Demystifying std::move in C++
It doesn’t move the object, but gets it prepared for move
This blog post is part of the series Modern C++.
The Art of Moving
Modern C++ equips us with powerful tools for resource management, and std::move is a shining example. While seemingly simple, std::move is the gateway to move semantics, a technique that can significantly enhance your code's performance.
In the world of C++, copying objects involves duplicating their entire contents. This can be computationally costly, especially when handling large objects or complex structures. But what if we’re about to discard the original object anyway?
That’s where the concept of “moving” comes to the rescue. Instead of creating a costly copy, we transfer ownership of an object’s resources to a new object. The original object is left in an empty state, effectively saving us the overhead of unnecessary duplication.
The Role of std::move
Contrary to what the name might suggest, std::move doesn't perform the move operation itself. It's a cast – a mechanism that transforms an lvalue (typically an object you can assign to) into an rvalue (often a temporary object or one intended to be discarded). This transformation signals to the compiler that it's okay to "steal" the resources from the original object to optimize the code.
Fundamentally, std::move expresses your explicit intent to move an object rather than copy it.

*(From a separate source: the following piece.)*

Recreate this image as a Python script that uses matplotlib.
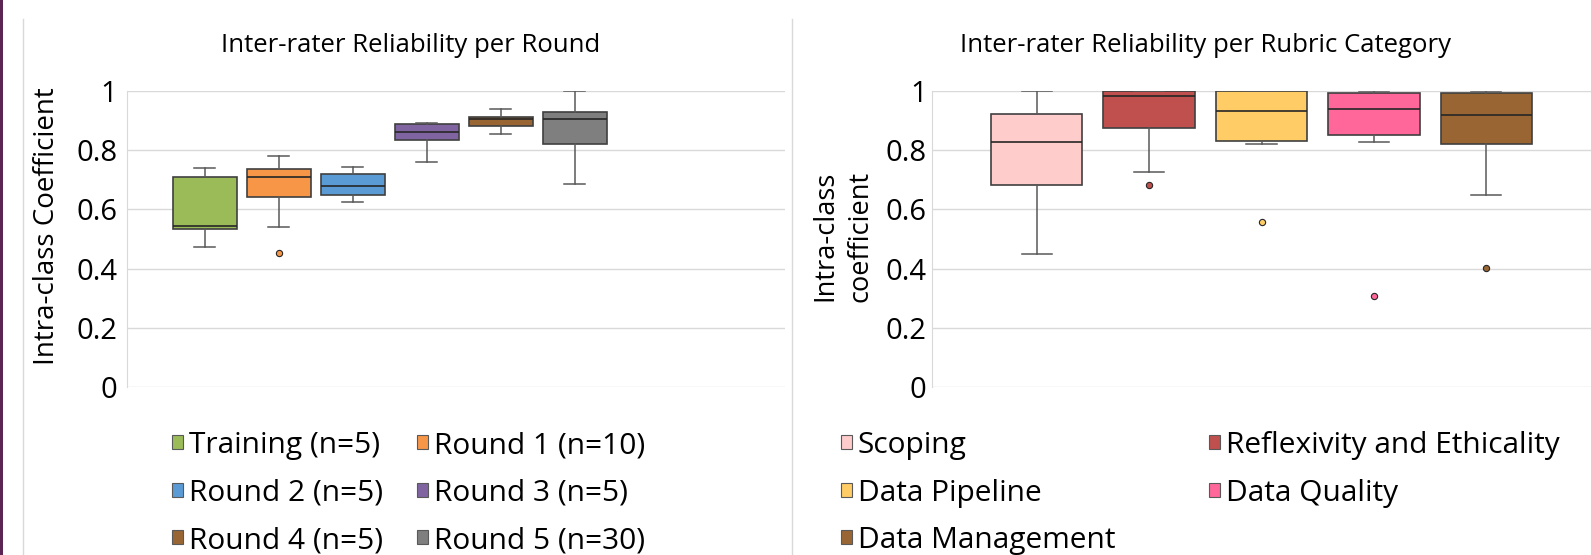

This allows the compiler to activate move constructors and move assignment operators if they're available for the object's type.
Crafting Your Own std::move
Let’s create our simplified implementations of std::move to illustrate how it works:
// Simplified std::remove_reference implementation
template <typename T>
struct remove_reference {
using type = T;
};
// Specialization for lvalue references (e.g., int&)
template <typename T>
struct remove_reference<T&> {
using type = T;
};
// Specialization for rvalue references (e.g., int&&)
template <typename T>
struct remove_reference<T&&> {
using type = T;
};
// Simplified std::move implementation
template <typename T>
typename remove_reference<T>::type&& my_move(T&& arg) {
// This function casts its argument into an rvalue reference,
// signaling that the object can be moved from.
return static_cast<typename remove_reference<T>::type&&>(arg);
}Here is the test code:
class A {
public:
A() = default; // Default constructor
A(const A& other) { // Copy constructor (for comparison)
std::cout << "Copy constructor called\n";
data = other.data;
}
A(A&& other) noexcept { // Move constructor
std::cout << "Move constructor called\n";
data = std::move(other.data); // Use std::move or our simplified move
other.data = ""; // Reset the source object
}
std::string data;
};
int main() {
A a1;
a1.data = "Hello";
std::cout << "a1 before move: " << a1.data << std::endl;
A a2 = my_move(a1); // Use our move
std::cout << "a1 after move: " << a1.data << std::endl;
std::cout << "a2: " << a2.data << std::endl;
return 0;
}Output:
a1 before move: Hello
Move constructor called
a1 after move:
a2: HelloIn this example, our custom my_move function successfully triggers the move constructor, just like std::move would.
When to Employ std::move
Consider using std::move in these scenarios:
- Returning Objects by Value: When a function returns an object by value, moving it can be significantly more efficient than copying.
- Passing Objects to Constructors/Functions: If you’re providing an object to a constructor or function and the original object is no longer needed, moving it conserves resources.
Takeaway
Mastering move semantics and wielding std::move effectively can elevate your C++ code to new levels of performance. By strategically replacing unnecessary copies with move operations, you'll optimize your applications for speed and efficiency.